Xavier Tricoche is now talking about their work in diffusion tensor imaging, which I’m far less familiar with. They use Kindlmann’s diffusion tensor eigendecomposition approach to compute the tensor **mode**. They start showing that creases and valleys of mode are exactly the topological singularity lines that Zheng and Pang presented in 2004. However (as prsented by Schultz in 2007), these are not anatomically relevant for brain imaging. The solution is to take this general ridge-valley framework and use another tensor invariant. They show that ridge and crease lines of fractional anisotropy actually delineate meaningful structures, automatically capturing (for example) the cingular bundles (which look to be the bundles of neurons going along the corpus callosum, but I don’t know any real brain anatomy). The implementation seemed kind of messy, requiring an adaptive subdivision that didn’t seem to guarantee the detection of the crease lines. But I’m sure that can be figured out in a later study – the important idea here is the use of these extremal lines over tensor invariants.

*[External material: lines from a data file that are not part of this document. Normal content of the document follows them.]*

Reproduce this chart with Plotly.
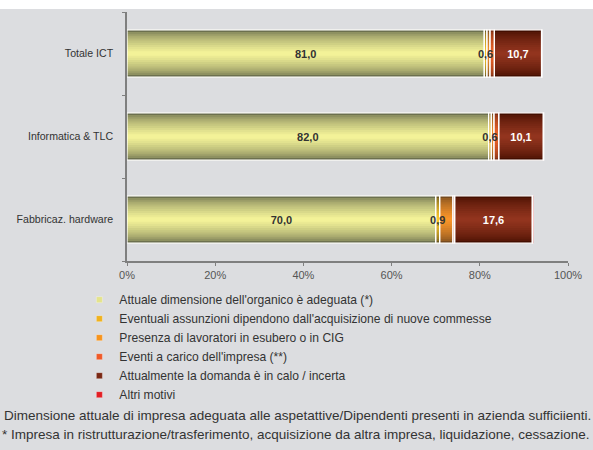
import plotly.graph_objects as go

# Categories (top to bottom as displayed)
categories = ["Totale ICT", "Informatica & TLC", "Fabbricaz. hardware"]

series_names = [
    "Attuale dimensione dell'organico è adeguata (*)",
    "Eventuali assunzioni dipendono dall'acquisizione di nuove commesse",
    "Presenza di lavoratori in esubero o in CIG",
    "Eventi a carico dell'impresa (**)",
    "Attualmente la domanda è in calo / incerta",
    "Altri motivi",
]

# Percentages per category
adeguata = [81.0, 82.0, 70.0]
commesse = [0.6, 0.6, 0.9]
esubero = [0.7, 0.6, 3.0]
eventi = [1.0, 1.1, 0.4]
domanda = [10.7, 10.1, 17.6]
altri = [0.1, 0.1, 0.2]

values = [adeguata, commesse, esubero, eventi, domanda, altri]

x_tickvals = [0, 20, 40, 60, 80, 100]
x_ticktext = ["0%", "20%", "40%", "60%", "80%", "100%"]

footnotes = [
    "Dimensione attuale di impresa adeguata alle aspetattive/Dipendenti presenti in azienda sufficiienti.",
    "* Impresa in ristrutturazione/trasferimento, acquisizione da altra impresa, liquidazione, cessazione.",
]

# Shading: (edge colour, centre colour) for the cylinder-like fill of each series
shades = [
    ((108, 112, 78), (243, 242, 152)),
    ((108, 88, 34), (250, 200, 42)),
    ((118, 74, 30), (248, 148, 42)),
    ((128, 48, 20), (240, 100, 40)),
    ((68, 14, 0), (146, 52, 30)),
    ((150, 20, 20), (230, 40, 40)),
]
legend_colors = ["#e4e38c", "#f0b21e", "#f7941d", "#f05a28", "#7a2814", "#e31e24"]
labelled = {0: "#333333", 1: "#333333", 4: "#ffffff"}

BAR_W = 0.57
N_BANDS = 11
BG = "#dcdde0"
FONT = "Liberation Sans, Arial, sans-serif"

fig = go.Figure()

# stacked bases for each series
bases_per_series = []
running = [0.0] * len(categories)
for vals in values:
    bases_per_series.append(list(running))
    running = [b + v for b, v in zip(running, vals)]

# shaded bands (outer dark, inner light)
for s, vals in enumerate(values):
    edge, centre = shades[s]
    for k in range(N_BANDS):
        t = (k / (N_BANDS - 1)) ** 0.6
        col = "rgb({},{},{})".format(
            *[round(e + (c - e) * t) for e, c in zip(edge, centre)]
        )
        fig.add_trace(go.Bar(
            y=categories, x=vals, base=bases_per_series[s], orientation="h",
            width=BAR_W * (1 - k / N_BANDS),
            marker=dict(color=col, line=dict(width=0)),
            showlegend=False, hoverinfo="skip",
        ))

# white outlines around every segment
for s, vals in enumerate(values):
    fig.add_trace(go.Bar(
        y=categories, x=vals, base=bases_per_series[s], orientation="h", width=BAR_W,
        marker=dict(color="rgba(0,0,0,0)", line=dict(color="white", width=1.2)),
        showlegend=False, hoverinfo="skip",
    ))

# value labels on top of everything
for s, colour in labelled.items():
    fig.add_trace(go.Bar(
        y=categories, x=values[s], base=bases_per_series[s], orientation="h",
        width=BAR_W,
        marker=dict(color="rgba(0,0,0,0)", line=dict(width=0)),
        texttemplate="<b>%{x:.1f}</b>", textposition="inside",
        insidetextanchor="middle", textangle=0, constraintext="none",
        textfont=dict(family=FONT, size=11, color=colour),
        showlegend=False, name=series_names[s],
    ))

# legend entries as small square markers
for name, col in zip(series_names, legend_colors):
    fig.add_trace(go.Scatter(
        x=[None], y=[None], mode="markers", name=name, legendgroup=name,
        marker=dict(symbol="square", size=6, color=col,
                    line=dict(color="rgba(255,255,255,0.6)", width=0.5)),
    ))

foot_font = dict(family=FONT, size=13.5, color="#333333")

fig.update_layout(
    width=593, height=450,
    barmode="overlay",
    separators=",.",
    paper_bgcolor=BG, plot_bgcolor=BG,
    margin=dict(l=127, r=25, t=12, b=189),
    font=dict(family=FONT, size=11, color="#333333"),
    xaxis=dict(
        range=[0, 100], tickvals=x_tickvals, ticktext=x_ticktext,
        showgrid=False, zeroline=False, showline=True,
        linecolor="#7f7f7f", linewidth=1.5, ticks="outside", ticklen=3,
        tickcolor="#7f7f7f", tickfont=dict(size=11, color="#555555"),
        fixedrange=True,
    ),
    yaxis=dict(
        type="category", categoryorder="array", categoryarray=categories[::-1],
        range=[-0.5, 2.5], showgrid=False, zeroline=False, showline=True,
        linecolor="#7f7f7f", linewidth=1.5, ticks="outside", ticklen=3,
        tickcolor="#7f7f7f", tickson="boundaries", ticklabelstandoff=10,
        tickfont=dict(size=10.6, color="#333333"), fixedrange=True,
    ),
    legend=dict(
        x=-0.108, y=-0.097, xanchor="left", yanchor="top",
        bgcolor="rgba(0,0,0,0)", font=dict(size=12.1, color="#333333"),
        itemsizing="trace", traceorder="normal", tracegroupgap=0.8,
    ),
    shapes=[dict(
        type="rect", xref="paper", yref="paper",
        x0=-0.4, x1=1.2, y0=1.012, y1=1.1,
        fillcolor="white", line=dict(width=0), layer="above",
    )],
    annotations=[
        dict(text=footnotes[0], xref="paper", yref="paper", x=-0.284, y=-0.622,
             xanchor="left", yanchor="middle", showarrow=False, font=foot_font),
        dict(text=footnotes[1], xref="paper", yref="paper", x=-0.287, y=-0.695,
             xanchor="left", yanchor="middle", showarrow=False, font=foot_font),
    ],
)

fig.write_html("out.html")
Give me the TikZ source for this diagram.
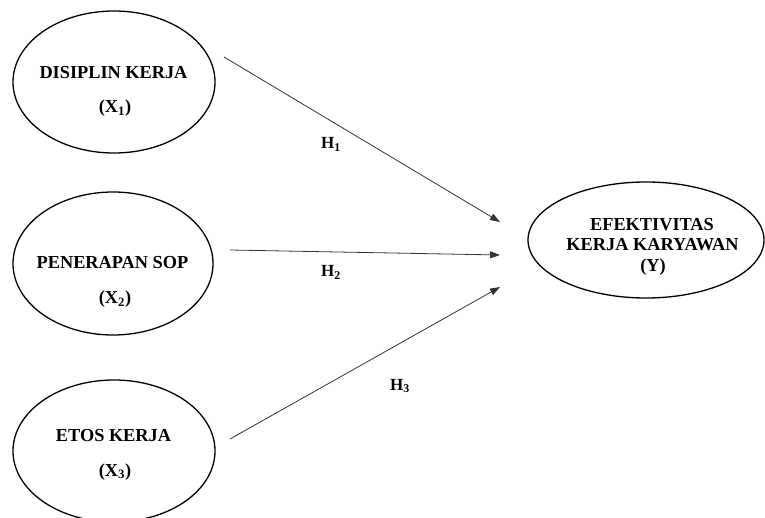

Thomas Schultz is now presenting some work that tries to overcome the basic limitations of DTI imaging. He describes this as the “partial voluming imaging”: the resolution of DTI imaging is much coarser than the structure they’re trying to determine (I heard it described as trying to measure the direction of people walking around in building corridors by taking the average direction field over the entire block where the building is). In general, at each point it is possible to get an orientation distribution function, which traditional DTI imaging approximates by an ellipsoid. The approaches that use the ODF up to now according to Schultz only use the maxima, and that’s not particularly great. Schultz proposes taking the ODFs and decomposing them in a set of rank-1 tensors. His results for tractography seem to show more anatomical structure, particular in places where multiple fibers cross one another in a single cell. His last slide sentence is “ODFs **should not** simply be reduced to their maxima”.

Since I know next to nothing about surface matching and parametrization, I’ll simply mention that the final paper, “Geodesic Distance-weighted Shape Vector Image Diffusion”, is doing something with conformal mappings and surface matching. Claudio tells me the work is very good, so the lack of comments is only my ignorance about the subject showing.